Shinichi Nakajima, Masashi Sugiyama; 12(79):2583−2648, 2011.

Abstract

Recently, variational Bayesian (VB) techniques have been applied to probabilistic matrix factorization and shown to perform very well in experiments. In this paper, we theoretically elucidate properties of the VB matrix factorization (VBMF) method. Through finite-sample analysis of the VBMF estimator, we show that two types of shrinkage factors exist in the VBMF estimator: the positive-part James-Stein (PJS) shrinkage and the trace-norm shrinkage, both acting on each singular component separately for producing low-rank solutions. The trace-norm shrinkage is simply induced by non-flat prior information, similarly to the maximum a posteriori (MAP) approach.

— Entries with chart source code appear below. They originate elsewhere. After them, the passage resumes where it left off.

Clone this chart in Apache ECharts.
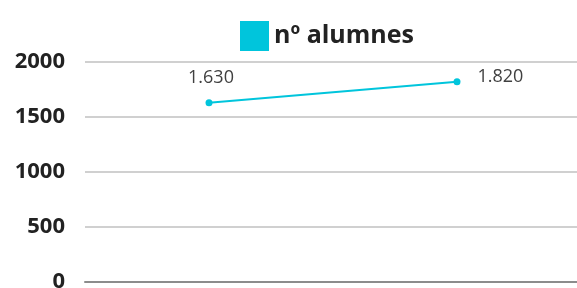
<!DOCTYPE html>
<html>
<head>
<meta charset="utf-8">
<script src="https://cdn.jsdelivr.net/npm/echarts@6/dist/echarts.min.js"></script>
<style>
  html, body { margin: 0; padding: 0; background: #fff; }
  #chart { width: 577px; height: 288px; }
</style>
</head>
<body>
<div id="chart"></div>
<script>
// chart data
const categories = ['2022', '2023']
const alumnes = [1630, 1820]
const seriesName = 'nº alumnes'
const labelTexts = ['1.630', '1.820']

const lineColor = '#00c5dc'

const chart = echarts.init(document.getElementById('chart'))

chart.setOption({
  animation: false,
  textStyle: { fontFamily: 'Open Sans' },
  legend: {
    data: [seriesName],
    top: 16,
    left: 235,
    itemWidth: 29,
    itemHeight: 30,
    itemGap: 8,
    icon: 'rect',
    textStyle: {
      fontSize: 25,
      fontWeight: 'bold',
      color: '#222',
      fontFamily: 'Open Sans'
    }
  },
  grid: {
    left: 85,
    right: -4,
    top: 62,
    bottom: 6,
    outerBoundsMode: 'none'
  },
  xAxis: {
    type: 'category',
    data: categories,
    boundaryGap: true,
    axisTick: { show: false },
    axisLabel: { show: false },
    axisLine: { lineStyle: { color: '#8c8c8c', width: 2 } }
  },
  yAxis: {
    type: 'value',
    min: 0,
    max: 2000,
    interval: 500,
    axisLabel: {
      fontSize: 22,
      fontWeight: 'bold',
      color: '#222',
      margin: 20,
      formatter: (v) => String(v)
    },
    splitLine: { lineStyle: { color: '#d0d0d0', width: 2 } }
  },
  series: [
    {
      name: seriesName,
      type: 'line',
      data: alumnes.map((v, i) => ({
        value: v,
        label: i === 0
          ? { position: 'top', offset: [2, -7] }
          : { position: 'right', offset: [12, -5] }
      })),
      symbol: 'circle',
      symbolSize: 7,
      itemStyle: { color: lineColor },
      lineStyle: { color: lineColor, width: 2 },
      label: {
        show: true,
        fontSize: 18,
        color: '#404040',
        formatter: (p) => labelTexts[p.dataIndex]
      }
    }
  ]
})
</script>
</body>
</html>
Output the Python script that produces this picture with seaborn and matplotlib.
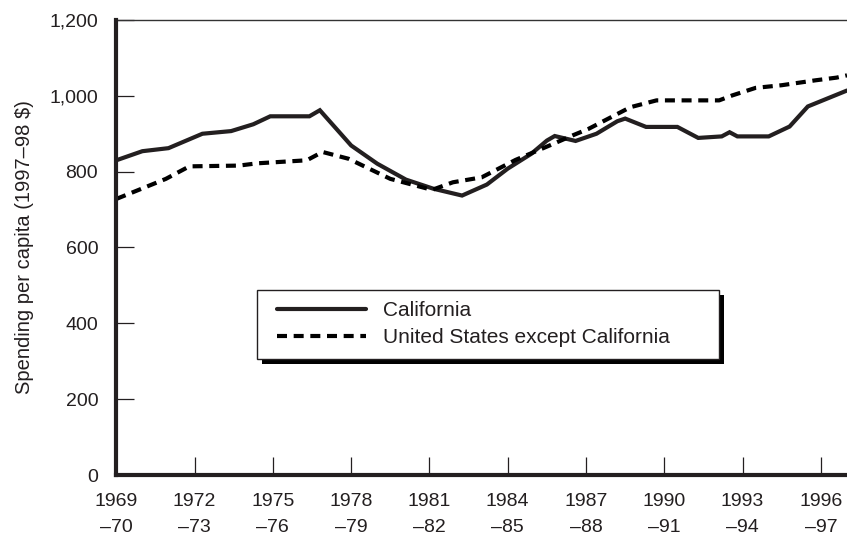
import matplotlib
matplotlib.use("Agg")
import matplotlib.pyplot as plt
from matplotlib.patches import Rectangle
from matplotlib.transforms import IdentityTransform
from matplotlib.ticker import FuncFormatter
from matplotlib.legend_handler import HandlerLine2D
import seaborn as sns
import pandas as pd

# ---- data ----
ca_years = [1969.0, 1970.0, 1971.0, 1972.3, 1973.4, 1974.25, 1974.9, 1976.4, 1976.8,
            1978.0, 1979.0, 1980.1, 1981.15, 1982.25, 1983.2, 1984.0, 1984.9, 1985.5,
            1985.8, 1986.6, 1987.4, 1988.2, 1988.5, 1989.3, 1990.5, 1991.3, 1992.2,
            1992.5, 1992.8, 1994.0, 1994.8, 1995.5, 1997.0]
ca_values = [830, 854, 862, 900, 907, 925, 946, 946, 962,
             869, 821, 779, 755, 737, 766, 808, 847, 882,
             894, 881, 900, 933, 940, 918, 918, 889, 893,
             904, 893, 893, 919, 972, 1014]

us_years = [1969.0, 1970.9, 1971.8, 1973.7, 1974.4, 1976.3, 1976.9, 1977.9, 1979.5,
            1981.1, 1981.9, 1983.0, 1984.3, 1985.6, 1986.5, 1987.1, 1988.7, 1989.7,
            1992.1, 1992.6, 1993.5, 1994.5, 1995.8, 1996.6, 1997.0]
us_values = [728, 781, 814, 816, 822, 830, 852, 834, 781,
             752, 772, 785, 831, 869, 896, 913, 970, 988,
             988, 1001, 1021, 1028, 1041, 1048, 1054]

series_labels = ["California", "United States except California"]
x_ticks = [1969, 1972, 1975, 1978, 1981, 1984, 1987, 1990, 1993, 1996]
x_ticklabels = ["1969\n–70", "1972\n–73", "1975\n–76", "1978\n–79", "1981\n–82",
                "1984\n–85", "1987\n–88", "1990\n–91", "1993\n–94", "1996\n–97"]
y_ticks = [0, 200, 400, 600, 800, 1000, 1200]
y_label = "Spending per capita (1997–98 $)"

ca_df = pd.DataFrame({"year": ca_years, "value": ca_values})
us_df = pd.DataFrame({"year": us_years, "value": us_values})

# ---- style ----
sns.set_theme(style="white")
plt.rcParams["font.family"] = ["Liberation Sans", "DejaVu Sans"]
plt.rcParams["text.color"] = "#231f20"
plt.rcParams["axes.labelcolor"] = "#231f20"

fig = plt.figure(figsize=(8.47, 5.36), dpi=100)
ax = fig.add_axes([0.1373, 0.1138, 0.8627, 0.8489])
ax.set_facecolor("white")

ink = "#231f20"
sns.lineplot(data=ca_df, x="year", y="value", ax=ax, color=ink, linewidth=3.0,
             label=series_labels[0], solid_joinstyle="miter")
sns.lineplot(data=us_df, x="year", y="value", ax=ax, color="black", linewidth=3.0,
             linestyle=(0, (2.4, 1.6)), label=series_labels[1])

ax.set_xlim(1969, 1997)
ax.set_ylim(0, 1200)
ax.set_xticks(x_ticks)
ax.set_xticklabels(x_ticklabels)
ax.set_yticks(y_ticks)
ax.yaxis.set_major_formatter(FuncFormatter(lambda v, p: f"{int(v):,}"))

ax.set_xlabel("")
ax.set_ylabel(y_label, fontsize=14.5, labelpad=11)

ax.tick_params(axis="both", direction="in", length=13, width=0.9, color=ink,
               labelsize=14, labelcolor=ink, bottom=True, left=True)
ax.tick_params(axis="y", pad=13)
ax.tick_params(axis="x", pad=12.8)
for t in ax.get_xticklabels():
    t.set_linespacing(1.7)

for side in ["left", "bottom"]:
    ax.spines[side].set_linewidth(3.0)
    ax.spines[side].set_color(ink)
    ax.spines[side].set_zorder(3)
ax.spines["top"].set_linewidth(1.0)
ax.spines["top"].set_color("#333333")
ax.spines["right"].set_visible(False)

leg = ax.legend(loc="upper left", bbox_to_anchor=(0.193, 0.262, 0.632, 0.145),
                mode="expand", borderaxespad=0, fancybox=False, frameon=True,
                edgecolor=ink, facecolor="white", framealpha=1, fontsize=15,
                handlelength=4.67, handletextpad=0.82, borderpad=0.55,
                labelspacing=0.38,
                handler_map={plt.Line2D: HandlerLine2D(xpad=0.4)})
leg.get_frame().set_linewidth(1.0)
leg.set_zorder(6)

# drop shadow behind the legend box
fig.canvas.draw()
bb = leg.get_frame().get_window_extent()
shadow = Rectangle((bb.x0 + 5, bb.y0 - 5), bb.width, bb.height,
                   transform=IdentityTransform(), facecolor="black",
                   edgecolor="none", zorder=5.5, clip_on=False)
ax.add_patch(shadow)

fig.savefig("out.png", dpi=100)
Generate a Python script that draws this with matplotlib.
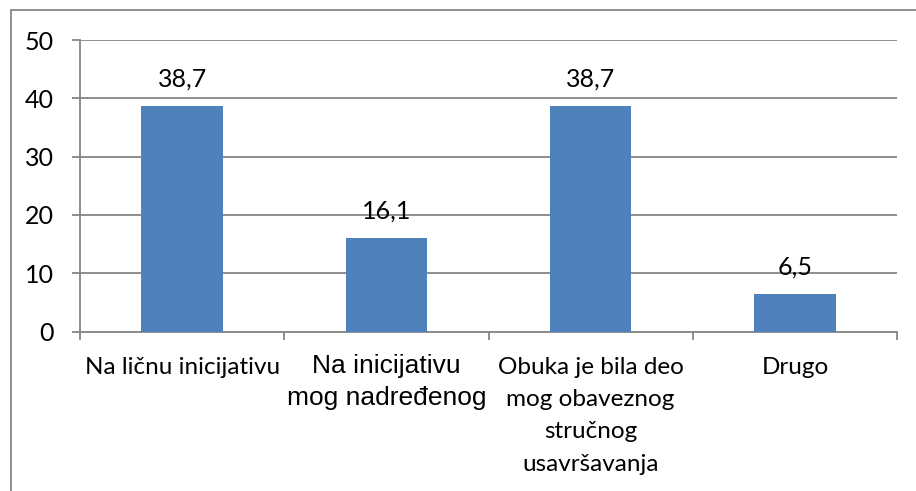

Thus, no trace-norm shrinkage remains when priors are non-informative. On the other hand, we show a counter-intuitive fact that the PJS shrinkage factor is kept activated even with flat priors. This is shown to be induced by the non-identifiability of the matrix factorization model, that is, the mapping between the target matrix and factorized matrices is not one-to-one. We call this model-induced regularization. We further extend our analysis to empirical Bayes scenarios where hyperparameters are also learned based on the VB free energy. Throughout the paper, we assume no missing entry in the observed matrix, and therefore collaborative filtering is out of scope.